Голос менялся от голода... Или совсем пропадал... Нельзя было
определить по голосу - мужчина это или женщина? И по одежде нельзя, все
закручены в какие-то тряпки. Наш завтрак... Наш завтрак был кусок обоев,
старые обои, но на них остался клей... Мучной клей... Вот эти обои, и
кипяточек...
Девятьсот дней...
Иду из булочной...Получила дневной паек. Эти крохи, эти жалкие
граммы... А навстречу мне бежит собака. Поравнялась со мной и обнюхивает -
слышит запах хлеба.
Я понимала, что это - наше счастье. Эта собака... Наше спасение!! Я
приведу собаку домой...
Дала ей кусочек хлеба, и она за мной пошла. Возле дома еще кусочек ей
отщипнула, она лизнула мне руку. Вошли в наш подъезд... Но по ступенькам она
поднималась неохотно, на каждом этаже останавливалась. Я отдала ей весь наш
хлеб... Кусочек за кусочком... Так добрались мы до четвертого этажа, а наша
квартира на пятом. Тут она уперлась и не идет дальше. Смотрит на меня... Как
что-то чувствует. Понимает. Я ее обнимаю: "Собака миленькая, прости...
Собака миленькая, прости..." Прошу ее, упрашиваю... И она пошла...
Очень хотелось жить...
Услышали... По радио передали: "Блокада прорвана! Блокада прорвана!" -
счастливее нас людей не было. Счастливее нельзя быть. Мы выстояли!! Блокада
прорвана...
По нашей улице шли наши солдаты. Я подбежала к ним... А обнять - сил не
хватило...
В Ленинграде много памятников, но нет одного, который должен быть. О
нем забыли. Это - памятник блокадной собаке.
Собака миленькая, прости...
"А она убегала: "Это не моя дочь! Не моя-а-а!.."
Фаина Люцко -- 15 лет.
Сейчас -- кинорабтник.
Я каждый день вспоминаю, но живу... Как я живу? Объясните мне...
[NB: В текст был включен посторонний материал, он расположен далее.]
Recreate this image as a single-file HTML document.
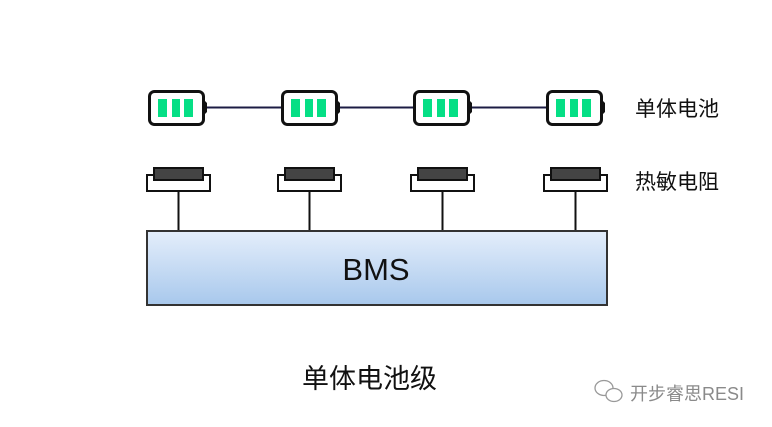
<!DOCTYPE html>
<html><head><meta charset="utf-8"><style>
html,body{margin:0;padding:0;background:#fff;}
svg{display:block;}
</style></head><body>
<svg width="772" height="427" viewBox="0 0 772 427" xmlns="http://www.w3.org/2000/svg">
<defs>
<linearGradient id="g" x1="0" y1="0" x2="0" y2="1">
<stop offset="0" stop-color="#e4eefb"/>
<stop offset="1" stop-color="#a8c8ec"/>
</linearGradient>
<g id="bat">
<path d="M56 10 L59 13 L59 22 L56 25 Z" fill="#111"/>
<rect x="1.5" y="1.5" width="54" height="33" rx="5" ry="5" fill="#fff" stroke="#111" stroke-width="3"/>
<rect x="10" y="9" width="9" height="18" fill="#05df85"/>
<rect x="24" y="9" width="8" height="18" fill="#05df85"/>
<rect x="36" y="9" width="9" height="18" fill="#05df85"/>
</g>
<g id="res">
<rect x="1" y="8" width="63" height="16" fill="#fff" stroke="#111" stroke-width="2"/>
<rect x="8" y="1" width="49" height="12" fill="#444" stroke="#111" stroke-width="2"/>
<line x1="32.5" y1="24" x2="32.5" y2="64" stroke="#111" stroke-width="2"/>
</g>
</defs>
<line x1="206" y1="107.5" x2="550" y2="107.5" stroke="#1c1c44" stroke-width="2"/>
<use href="#bat" x="148" y="90"/>
<use href="#bat" x="281" y="90"/>
<use href="#bat" x="413" y="90"/>
<use href="#bat" x="546" y="90"/>
<use href="#res" x="146" y="167"/>
<use href="#res" x="277" y="167"/>
<use href="#res" x="410" y="167"/>
<use href="#res" x="543" y="167"/>
<rect x="147" y="231" width="460" height="74" fill="url(#g)" stroke="#333" stroke-width="2"/>
<text x="376" y="280" text-anchor="middle" font-family="Liberation Sans, sans-serif" font-size="31" fill="#111">BMS</text>
<text x="635" y="116" font-family="Liberation Sans, Noto Sans CJK SC, sans-serif" font-size="21" fill="#111">单体电池</text>
<text x="635" y="189" font-family="Liberation Sans, Noto Sans CJK SC, sans-serif" font-size="21" fill="#111">热敏电阻</text>
<text x="302" y="388" font-family="Liberation Sans, Noto Sans CJK SC, sans-serif" font-size="27" fill="#111">单体电池级</text>
<g fill="none" stroke="#999" stroke-width="1.3">
<ellipse cx="604" cy="388" rx="9" ry="7.5" fill="#fff"/>
<ellipse cx="614" cy="395" rx="8" ry="6.5" fill="#fff"/>
</g>
<text x="630" y="400" font-family="Liberation Sans, Noto Sans CJK SC, sans-serif" font-size="18" fill="#8a8a8a">开步睿思RESI</text>
</svg>
</body></html>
Помню, что каратели черные все, черные... С высокими фуражками... У них
даже собаки были черные. Блестели.
Мы жались к матерям... Они не всех убивали, не всю деревню. Они взяли
тех, кто справа стоял. На правой стороне. И мы с мамой там стояли... Нас
разделили: детей -- отдельно, а наших родителей -- отдельно. Мы поняли, что
они родителей будут сейчас расстреливать, а нас оставят. Там была моя
мама... А я не хотела жить без мамы...Я просилась к ней и плакала. Как-то
меня пропустили...
А она, как увидела... Как закричит:
-- Это не моя дочь!
-- Мамочка! Ма...
-- Это не моя дочь! Не моя дочь! Не моя-а-а...
-- Ма-а-амочка!!
Глаза у нее не слез были полны, а крови. Полные глаза крови...
-- Это не моя дочь!!
Куда-то меня оттащили... И я видела, как сначала стреляли в детей.
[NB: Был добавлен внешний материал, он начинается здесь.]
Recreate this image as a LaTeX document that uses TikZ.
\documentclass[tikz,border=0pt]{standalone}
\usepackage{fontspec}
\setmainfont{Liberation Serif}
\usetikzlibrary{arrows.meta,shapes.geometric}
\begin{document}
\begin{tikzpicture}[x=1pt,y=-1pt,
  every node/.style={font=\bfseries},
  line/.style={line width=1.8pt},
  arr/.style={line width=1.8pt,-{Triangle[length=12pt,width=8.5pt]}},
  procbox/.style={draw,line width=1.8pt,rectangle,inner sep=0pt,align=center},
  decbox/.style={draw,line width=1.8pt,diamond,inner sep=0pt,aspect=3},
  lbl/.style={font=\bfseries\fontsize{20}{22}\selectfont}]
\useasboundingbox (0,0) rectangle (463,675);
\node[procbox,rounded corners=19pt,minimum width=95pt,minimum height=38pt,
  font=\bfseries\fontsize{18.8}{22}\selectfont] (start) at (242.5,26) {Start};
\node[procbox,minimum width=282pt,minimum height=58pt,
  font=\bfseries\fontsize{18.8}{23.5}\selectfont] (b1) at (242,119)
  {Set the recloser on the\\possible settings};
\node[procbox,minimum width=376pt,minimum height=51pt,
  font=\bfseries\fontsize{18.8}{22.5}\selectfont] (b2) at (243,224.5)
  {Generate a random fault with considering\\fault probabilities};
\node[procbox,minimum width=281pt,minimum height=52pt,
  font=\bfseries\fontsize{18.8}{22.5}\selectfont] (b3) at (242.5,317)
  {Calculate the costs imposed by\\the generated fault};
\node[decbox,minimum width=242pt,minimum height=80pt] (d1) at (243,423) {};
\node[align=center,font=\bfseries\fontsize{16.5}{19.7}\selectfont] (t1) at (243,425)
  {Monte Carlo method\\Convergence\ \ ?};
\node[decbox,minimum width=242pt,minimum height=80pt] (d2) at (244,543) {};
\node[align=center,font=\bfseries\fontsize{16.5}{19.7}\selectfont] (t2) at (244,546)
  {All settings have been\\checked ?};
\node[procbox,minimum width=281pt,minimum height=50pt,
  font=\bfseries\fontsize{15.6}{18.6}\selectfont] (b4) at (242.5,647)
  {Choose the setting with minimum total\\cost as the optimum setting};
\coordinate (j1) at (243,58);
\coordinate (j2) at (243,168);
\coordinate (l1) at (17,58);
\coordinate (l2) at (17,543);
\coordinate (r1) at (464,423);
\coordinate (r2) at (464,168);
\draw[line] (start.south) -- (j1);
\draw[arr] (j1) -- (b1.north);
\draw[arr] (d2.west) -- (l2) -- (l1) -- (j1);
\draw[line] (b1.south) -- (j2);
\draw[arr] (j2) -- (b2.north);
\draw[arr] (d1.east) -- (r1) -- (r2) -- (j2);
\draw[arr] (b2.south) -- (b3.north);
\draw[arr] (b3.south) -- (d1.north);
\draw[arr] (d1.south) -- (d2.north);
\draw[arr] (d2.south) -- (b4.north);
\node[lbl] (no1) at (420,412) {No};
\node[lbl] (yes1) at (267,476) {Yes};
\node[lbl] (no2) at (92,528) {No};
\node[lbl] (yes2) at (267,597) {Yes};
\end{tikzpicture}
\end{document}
Стреляли и смотрели, как родители мучаются. Расстреляли двух моих сестер и
двоих братьев. Когда убили детей, стали убивать родителей. Маму я уже не
увидела... Мама, наверное, упала...
Стояла женщина, держала на руках грудного ребеночка, он сосал водичку
из бутылочки. Они выстрелили сначала в бутылочку, потом в ребенка... А потом
только мать убили...
Я удивляюсь, что я после всего живу... Маленькая выжила... Но как я
взрослая живу? Я уже давно взрослая...
"Разве мы - дети? Мы были мужчинами и женщинами..."
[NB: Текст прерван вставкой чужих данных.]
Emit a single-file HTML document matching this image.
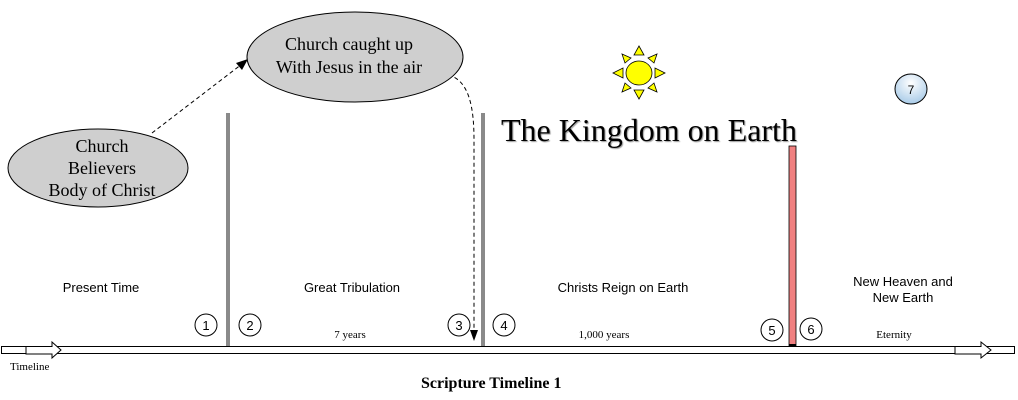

Виктор Лещинский -- 6 лет.
Сейчас -- директор энергетического техникума.
Приехал я в гости. Тетя позвала на лето к себе...
Жили мы в Быхове, а тетя -- в деревне Коммуна под Быховом.В центре
деревни стоял длинный дом, на семей двадцать, -- коммунарский дом. Это все,
что я успел запомнить.
Говорят: "Война". Надо ехать к родителям. Тетя не пустила:
-- Война кончится, тогда поедешь.
-- А скоро война кончится?
-- Конечно, скоро.
Через какое-то время приходят пешком родители: "В Быхове немцы. Люди
разбегаются по деревням". Остались мы у тети.
Зимой зашли в хату партизаны... Я попросил винтовку. Это были мамины
племянники, а мои двоюродные братья. Посмеялись и дали подержать в руках.
Тяжелая.
В хате все время пахло кожей. Теплым клеем. Отец шил партизанам сапоги.